### SOURCE DATA
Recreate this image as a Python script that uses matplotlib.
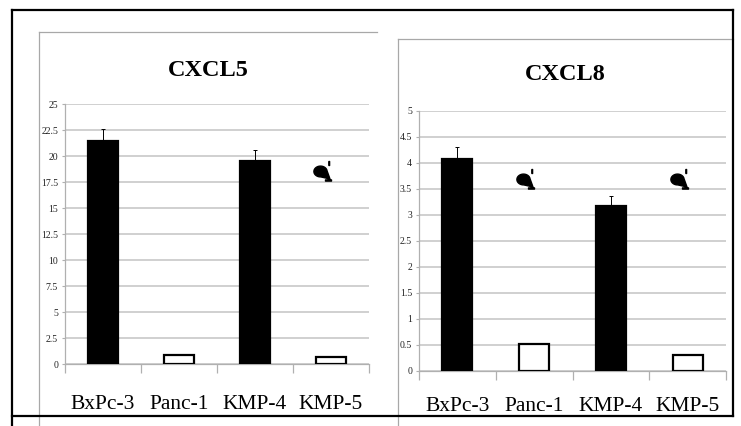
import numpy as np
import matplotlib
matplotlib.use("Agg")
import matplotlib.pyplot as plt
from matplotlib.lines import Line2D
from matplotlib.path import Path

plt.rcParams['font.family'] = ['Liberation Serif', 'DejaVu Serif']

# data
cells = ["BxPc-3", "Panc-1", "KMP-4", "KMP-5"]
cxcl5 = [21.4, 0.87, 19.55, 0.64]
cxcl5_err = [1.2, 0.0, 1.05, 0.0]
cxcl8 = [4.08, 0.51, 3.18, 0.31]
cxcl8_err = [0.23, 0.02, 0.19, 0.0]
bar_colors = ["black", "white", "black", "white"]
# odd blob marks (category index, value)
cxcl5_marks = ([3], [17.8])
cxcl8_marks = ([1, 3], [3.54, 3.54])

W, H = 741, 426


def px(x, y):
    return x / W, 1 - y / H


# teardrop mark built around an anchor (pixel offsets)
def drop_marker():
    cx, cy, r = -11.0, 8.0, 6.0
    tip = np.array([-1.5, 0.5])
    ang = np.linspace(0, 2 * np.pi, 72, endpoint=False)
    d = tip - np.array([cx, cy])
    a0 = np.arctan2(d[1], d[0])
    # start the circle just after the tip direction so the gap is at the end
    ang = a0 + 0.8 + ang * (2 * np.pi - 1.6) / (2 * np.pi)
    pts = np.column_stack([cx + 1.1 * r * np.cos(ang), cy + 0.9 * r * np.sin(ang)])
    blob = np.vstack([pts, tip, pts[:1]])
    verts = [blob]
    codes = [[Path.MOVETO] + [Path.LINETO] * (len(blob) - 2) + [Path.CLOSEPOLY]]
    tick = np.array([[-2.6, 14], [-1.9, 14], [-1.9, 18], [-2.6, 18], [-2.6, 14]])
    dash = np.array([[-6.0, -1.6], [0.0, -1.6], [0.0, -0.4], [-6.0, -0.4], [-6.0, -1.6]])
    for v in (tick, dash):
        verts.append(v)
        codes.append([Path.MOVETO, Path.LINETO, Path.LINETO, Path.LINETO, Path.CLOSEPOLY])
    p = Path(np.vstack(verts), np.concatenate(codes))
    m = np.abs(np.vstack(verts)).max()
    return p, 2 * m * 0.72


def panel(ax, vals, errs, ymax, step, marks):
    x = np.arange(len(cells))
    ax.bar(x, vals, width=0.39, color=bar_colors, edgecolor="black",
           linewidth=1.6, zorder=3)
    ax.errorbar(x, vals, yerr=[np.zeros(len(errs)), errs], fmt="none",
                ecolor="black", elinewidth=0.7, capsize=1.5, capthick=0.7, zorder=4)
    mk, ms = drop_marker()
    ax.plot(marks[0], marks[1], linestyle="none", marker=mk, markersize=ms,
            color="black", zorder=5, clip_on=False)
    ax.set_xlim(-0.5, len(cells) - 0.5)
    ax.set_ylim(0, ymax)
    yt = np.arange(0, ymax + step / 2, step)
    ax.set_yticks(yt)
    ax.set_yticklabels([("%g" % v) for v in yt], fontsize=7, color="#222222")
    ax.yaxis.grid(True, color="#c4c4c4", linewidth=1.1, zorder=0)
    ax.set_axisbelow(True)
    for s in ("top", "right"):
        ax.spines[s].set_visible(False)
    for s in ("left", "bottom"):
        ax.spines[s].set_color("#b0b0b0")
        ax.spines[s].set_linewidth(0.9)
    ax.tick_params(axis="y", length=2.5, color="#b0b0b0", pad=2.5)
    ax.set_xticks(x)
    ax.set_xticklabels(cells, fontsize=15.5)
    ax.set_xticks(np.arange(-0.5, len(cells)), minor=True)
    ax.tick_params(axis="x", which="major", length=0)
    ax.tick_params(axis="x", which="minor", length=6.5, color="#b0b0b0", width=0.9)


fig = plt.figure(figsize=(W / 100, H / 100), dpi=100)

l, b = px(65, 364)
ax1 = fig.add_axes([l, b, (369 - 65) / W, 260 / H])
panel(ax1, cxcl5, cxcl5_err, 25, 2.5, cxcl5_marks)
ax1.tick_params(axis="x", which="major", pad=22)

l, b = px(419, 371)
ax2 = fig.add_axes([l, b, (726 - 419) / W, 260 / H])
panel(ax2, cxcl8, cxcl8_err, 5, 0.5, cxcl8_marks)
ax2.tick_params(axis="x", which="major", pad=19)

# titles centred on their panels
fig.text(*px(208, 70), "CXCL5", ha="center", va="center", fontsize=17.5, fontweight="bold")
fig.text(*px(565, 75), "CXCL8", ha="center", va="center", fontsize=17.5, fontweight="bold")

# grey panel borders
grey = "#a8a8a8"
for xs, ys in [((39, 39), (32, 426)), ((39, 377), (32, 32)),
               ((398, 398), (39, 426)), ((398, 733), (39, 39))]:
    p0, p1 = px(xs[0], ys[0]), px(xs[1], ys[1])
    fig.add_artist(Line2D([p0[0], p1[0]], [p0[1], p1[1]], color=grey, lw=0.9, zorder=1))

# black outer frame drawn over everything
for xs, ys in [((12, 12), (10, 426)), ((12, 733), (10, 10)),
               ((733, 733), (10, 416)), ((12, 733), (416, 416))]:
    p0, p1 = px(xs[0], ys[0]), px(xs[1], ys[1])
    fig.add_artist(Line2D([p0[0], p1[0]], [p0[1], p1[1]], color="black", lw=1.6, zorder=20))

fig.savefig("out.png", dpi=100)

### TASK OBJECTIVE
Leave out the pictures and output the rest of the material exactly as written.

### CORRECT OUTPUT
Recreate this image as a Python script that uses matplotlib.
import numpy as np
import matplotlib
matplotlib.use("Agg")
import matplotlib.pyplot as plt
from matplotlib.lines import Line2D
from matplotlib.path import Path

plt.rcParams['font.family'] = ['Liberation Serif', 'DejaVu Serif']

# data
cells = ["BxPc-3", "Panc-1", "KMP-4", "KMP-5"]
cxcl5 = [21.4, 0.87, 19.55, 0.64]
cxcl5_err = [1.2, 0.0, 1.05, 0.0]
cxcl8 = [4.08, 0.51, 3.18, 0.31]
cxcl8_err = [0.23, 0.02, 0.19, 0.0]
bar_colors = ["black", "white", "black", "white"]
# odd blob marks (category index, value)
cxcl5_marks = ([3], [17.8])
cxcl8_marks = ([1, 3], [3.54, 3.54])

W, H = 741, 426


def px(x, y):
    return x / W, 1 - y / H


# teardrop mark built around an anchor (pixel offsets)
def drop_marker():
    cx, cy, r = -11.0, 8.0, 6.0
    tip = np.array([-1.5, 0.5])
    ang = np.linspace(0, 2 * np.pi, 72, endpoint=False)
    d = tip - np.array([cx, cy])
    a0 = np.arctan2(d[1], d[0])
    # start the circle just after the tip direction so the gap is at the end
    ang = a0 + 0.8 + ang * (2 * np.pi - 1.6) / (2 * np.pi)
    pts = np.column_stack([cx + 1.1 * r * np.cos(ang), cy + 0.9 * r * np.sin(ang)])
    blob = np.vstack([pts, tip, pts[:1]])
    verts = [blob]
    codes = [[Path.MOVETO] + [Path.LINETO] * (len(blob) - 2) + [Path.CLOSEPOLY]]
    tick = np.array([[-2.6, 14], [-1.9, 14], [-1.9, 18], [-2.6, 18], [-2.6, 14]])
    dash = np.array([[-6.0, -1.6], [0.0, -1.6], [0.0, -0.4], [-6.0, -0.4], [-6.0, -1.6]])
    for v in (tick, dash):
        verts.append(v)
        codes.append([Path.MOVETO, Path.LINETO, Path.LINETO, Path.LINETO, Path.CLOSEPOLY])
    p = Path(np.vstack(verts), np.concatenate(codes))
    m = np.abs(np.vstack(verts)).max()
    return p, 2 * m * 0.72


def panel(ax, vals, errs, ymax, step, marks):
    x = np.arange(len(cells))
    ax.bar(x, vals, width=0.39, color=bar_colors, edgecolor="black",
           linewidth=1.6, zorder=3)
    ax.errorbar(x, vals, yerr=[np.zeros(len(errs)), errs], fmt="none",
                ecolor="black", elinewidth=0.7, capsize=1.5, capthick=0.7, zorder=4)
    mk, ms = drop_marker()
    ax.plot(marks[0], marks[1], linestyle="none", marker=mk, markersize=ms,
            color="black", zorder=5, clip_on=False)
    ax.set_xlim(-0.5, len(cells) - 0.5)
    ax.set_ylim(0, ymax)
    yt = np.arange(0, ymax + step / 2, step)
    ax.set_yticks(yt)
    ax.set_yticklabels([("%g" % v) for v in yt], fontsize=7, color="#222222")
    ax.yaxis.grid(True, color="#c4c4c4", linewidth=1.1, zorder=0)
    ax.set_axisbelow(True)
    for s in ("top", "right"):
        ax.spines[s].set_visible(False)
    for s in ("left", "bottom"):
        ax.spines[s].set_color("#b0b0b0")
        ax.spines[s].set_linewidth(0.9)
    ax.tick_params(axis="y", length=2.5, color="#b0b0b0", pad=2.5)
    ax.set_xticks(x)
    ax.set_xticklabels(cells, fontsize=15.5)
    ax.set_xticks(np.arange(-0.5, len(cells)), minor=True)
    ax.tick_params(axis="x", which="major", length=0)
    ax.tick_params(axis="x", which="minor", length=6.5, color="#b0b0b0", width=0.9)


fig = plt.figure(figsize=(W / 100, H / 100), dpi=100)

l, b = px(65, 364)
ax1 = fig.add_axes([l, b, (369 - 65) / W, 260 / H])
panel(ax1, cxcl5, cxcl5_err, 25, 2.5, cxcl5_marks)
ax1.tick_params(axis="x", which="major", pad=22)

l, b = px(419, 371)
ax2 = fig.add_axes([l, b, (726 - 419) / W, 260 / H])
panel(ax2, cxcl8, cxcl8_err, 5, 0.5, cxcl8_marks)
ax2.tick_params(axis="x", which="major", pad=19)

# titles centred on their panels
fig.text(*px(208, 70), "CXCL5", ha="center", va="center", fontsize=17.5, fontweight="bold")
fig.text(*px(565, 75), "CXCL8", ha="center", va="center", fontsize=17.5, fontweight="bold")

# grey panel borders
grey = "#a8a8a8"
for xs, ys in [((39, 39), (32, 426)), ((39, 377), (32, 32)),
               ((398, 398), (39, 426)), ((398, 733), (39, 39))]:
    p0, p1 = px(xs[0], ys[0]), px(xs[1], ys[1])
    fig.add_artist(Line2D([p0[0], p1[0]], [p0[1], p1[1]], color=grey, lw=0.9, zorder=1))

# black outer frame drawn over everything
for xs, ys in [((12, 12), (10, 426)), ((12, 733), (10, 10)),
               ((733, 733), (10, 416)), ((12, 733), (416, 416))]:
    p0, p1 = px(xs[0], ys[0]), px(xs[1], ys[1])
    fig.add_artist(Line2D([p0[0], p1[0]], [p0[1], p1[1]], color="black", lw=1.6, zorder=20))

fig.savefig("out.png", dpi=100)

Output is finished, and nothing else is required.